Wednesday 11 May 2022

Kentish Nature Walks #28 - 11th May 2022

With a few jobs to do today there was still time for a couple of ambles before the rain (Yay!!  At last!) set in for the afternoon.  A short walk around the Old Brickfields at Lower Halstow was a little breezy but I could hear a couple of Nightingales in the scrub along with the expected warbler assortment.  There were Reed Warblers in the wet bits closer to the sea wall but the verge there had recently been mowed back at least 5m from the path which seemed completely unnecessary. Tidy Britain – I do hate it.
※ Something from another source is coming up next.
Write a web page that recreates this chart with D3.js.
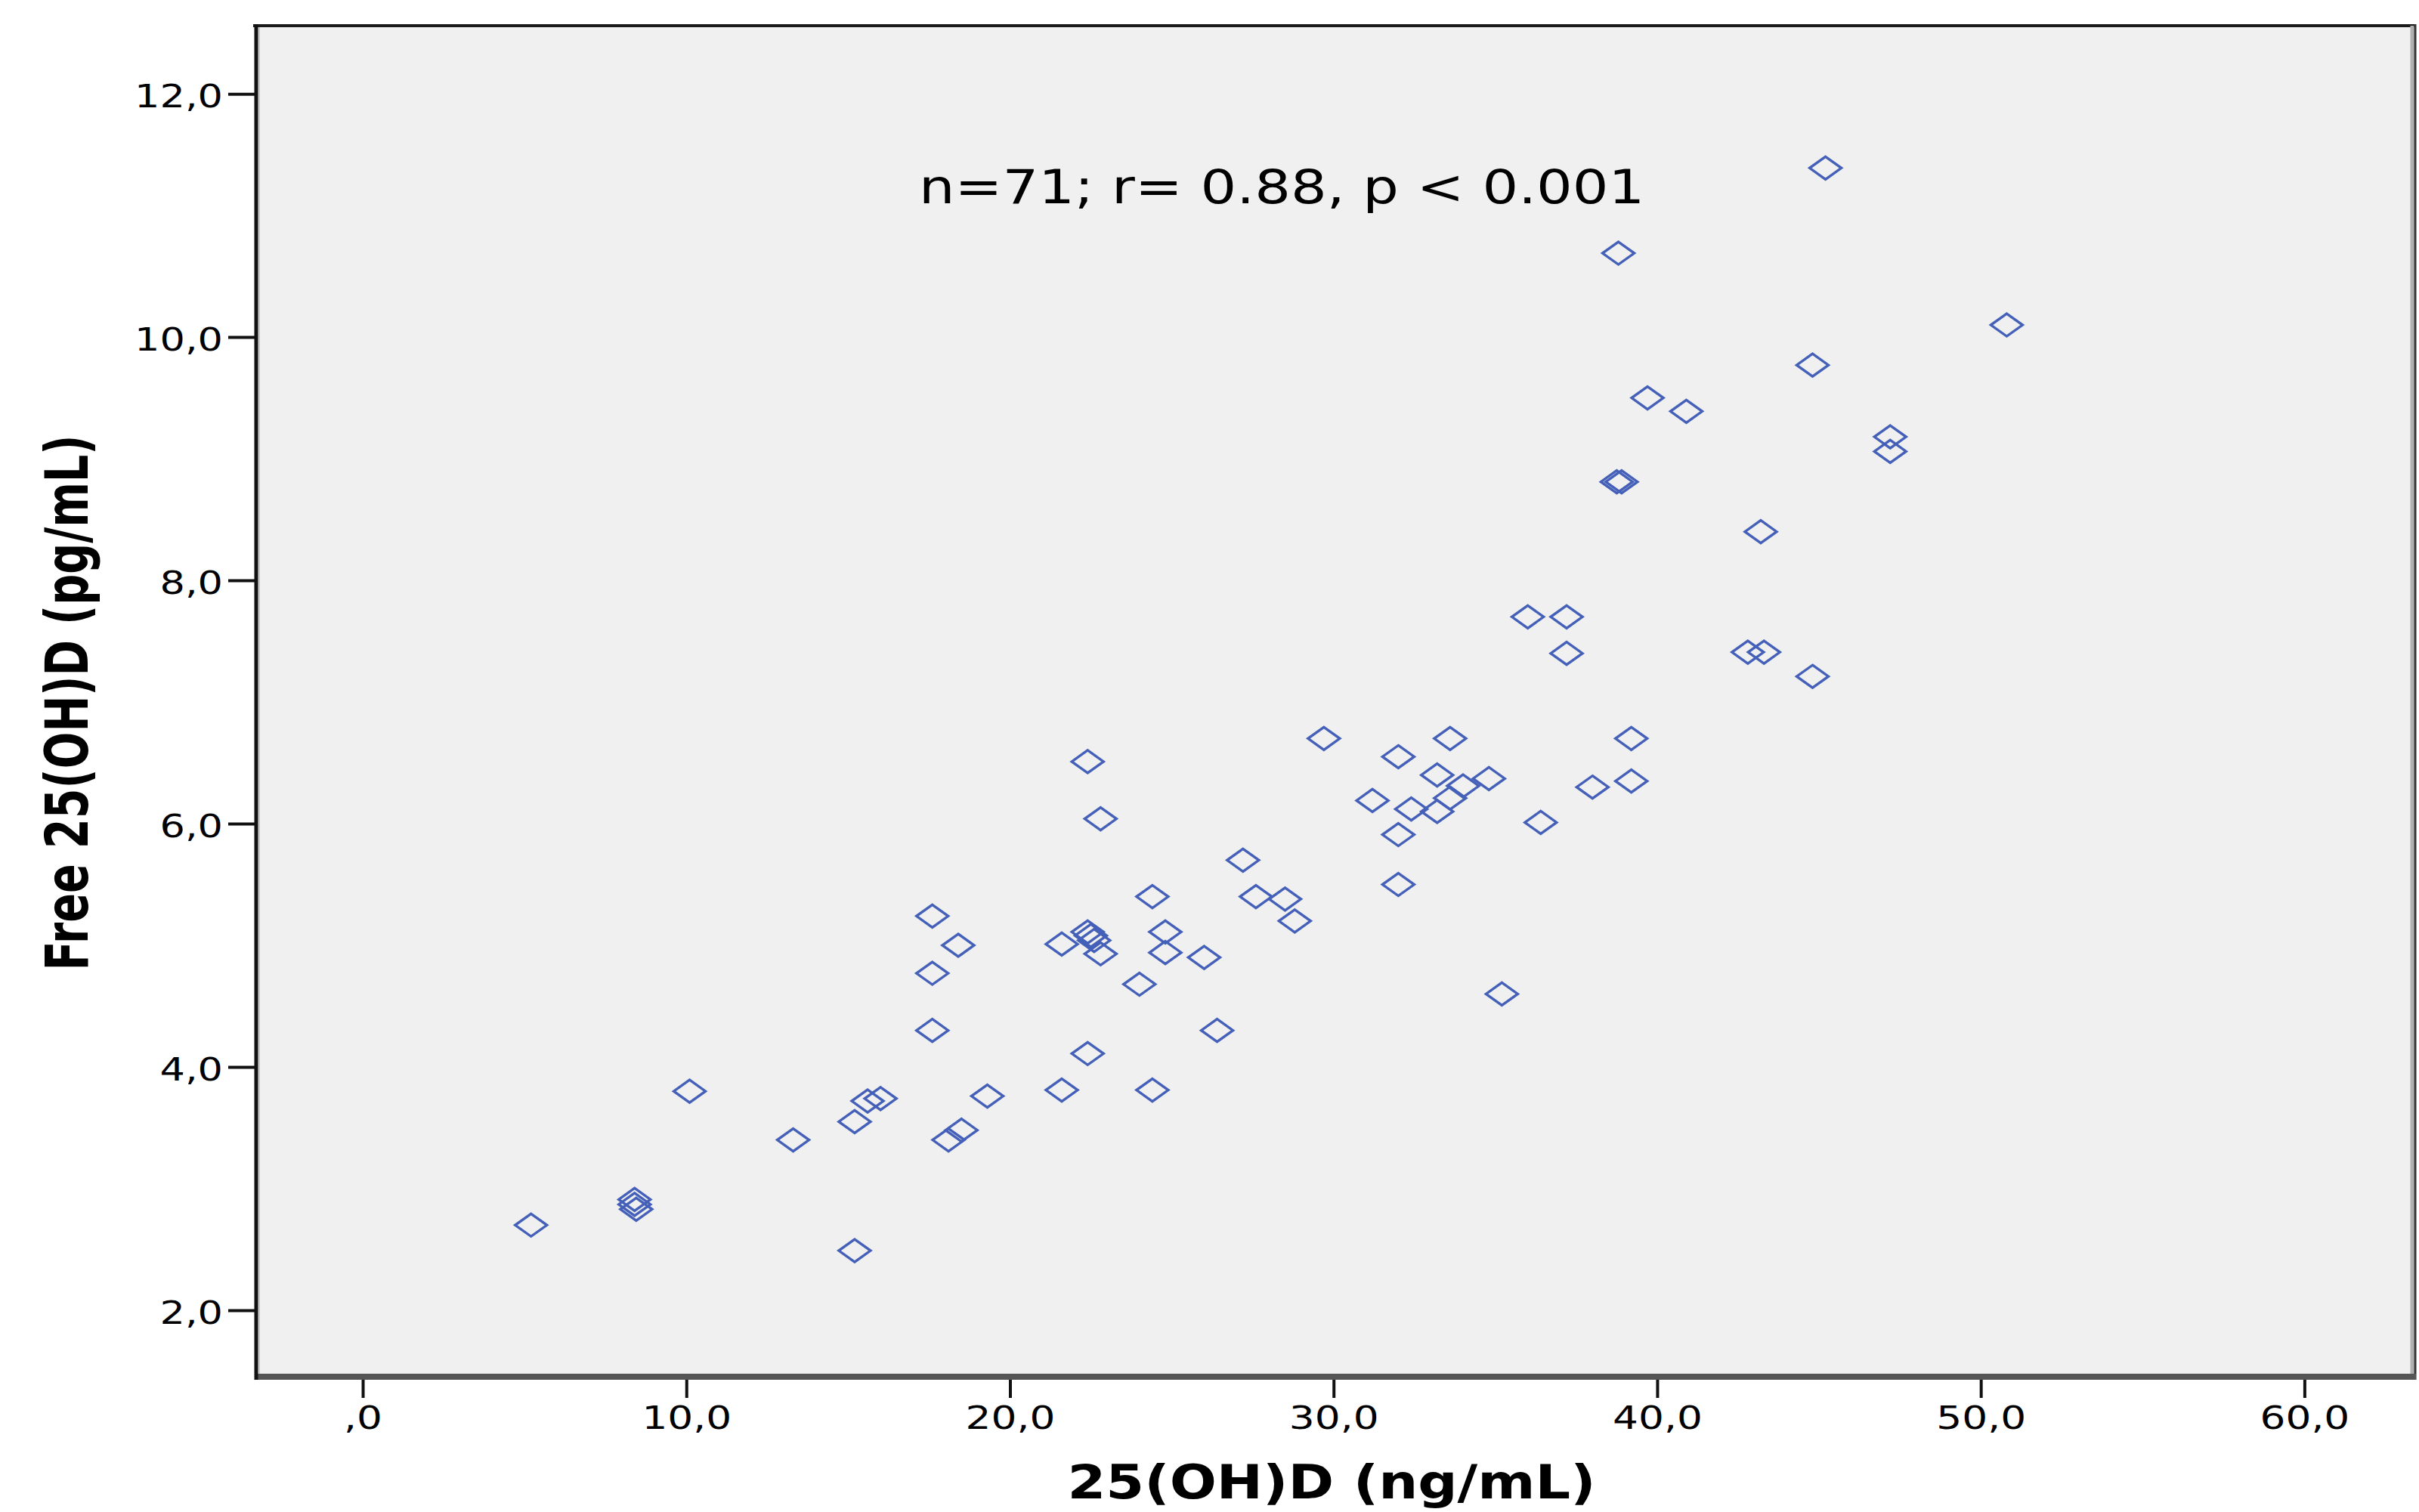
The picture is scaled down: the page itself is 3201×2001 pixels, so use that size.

The No Mow May memo had obviously been misplaced.

There were a few Bumbles attempting to find what scant Ground Ivy and Speedwell were left in bloom and Small, Green Veined Whites and Peacocks searching for breakfast.

The tide was most of the way in and smart chocolate, grey and white Black-headed Gulls picked delicately from the surface and I could see two distant colonies on raised green areas way out on the Medway islands.  There were Med Gulls too and a couple drifted past me, seemingly enjoying the breeze.

I suspect the Environment Agency will say it was for 'river wall integrity'...

Black-headed Gull

Med Gull

Starlings probed the banks and down in the last of the exposed seaweed and seemed to be finding food for hungry young still in the nest although I suspect that most insects were gleaned from the grass as the ground was already baked solid by weeks without any noticeable rainfall. A smart male Wheatear hopped towards me on the top of the bank before realising I was there and dashed the other way in a flash of black and white rear end. Two Oystercatchers and a Whimbrel were the only waders I saw and in the distance I counted 35 Dark-bellied Brent Geese paddling around aimlessly.



I came back through the scrub where of course the Nightingales were now silent but there a selection of Hoverflies for me to look at including my first Parhelophilus sp of the season and a few racing Brimstones and Orange Tips.  The air was full of dancing small flies and a blizzard of drifting Sallow fluff.

Myathropa florea

Helophilus pendulus

Pisaura mirabilis

Musca autumnalis


Celery-leaved Buttercup

A Figwort I think



Hawthorn - if only there was scratch and sniff images

Ground Ivy - away from the mowers

A Red Kite was chased over Rainham on my way out towards the A2 before I cut down the A249 to try and check out an Orchid site that I would like to take people to over the next couple of weeks. Roadworks made access tricky but I found my way in and was greeted by well over 150 dazzling Lady Orchid spires in their usual array of ‘dress’ shapes and tints.

With Black Bryony trying to get a grip...

Lady Orchid

The Lesser Butterfly Orchids were also doing rather well with three spikes already up and flowering and two more to go while the Early Purple Orchids up amongst the Yew trees were very nearly over although once again I found the almost white-lilac one with its strangely shaped flowers. 

Lesser Butterfly Orchid

Early Purple Orchid -
they all seem very tall here and loose flowered

I looped round passing the glorious Columbines and a single spike of Yellow Archangel and back at the car the first few inches of Broad-leaved Helleborines were showing. 

Broad-leaved Helleborine


Yellow Archangel

Wood Melick - one of my favourite spring sights -
like little tiny snails climbing grass stems

With the wind increasing I forwent any further orchid explorations for the day  and headed for home as the sky continued to darken.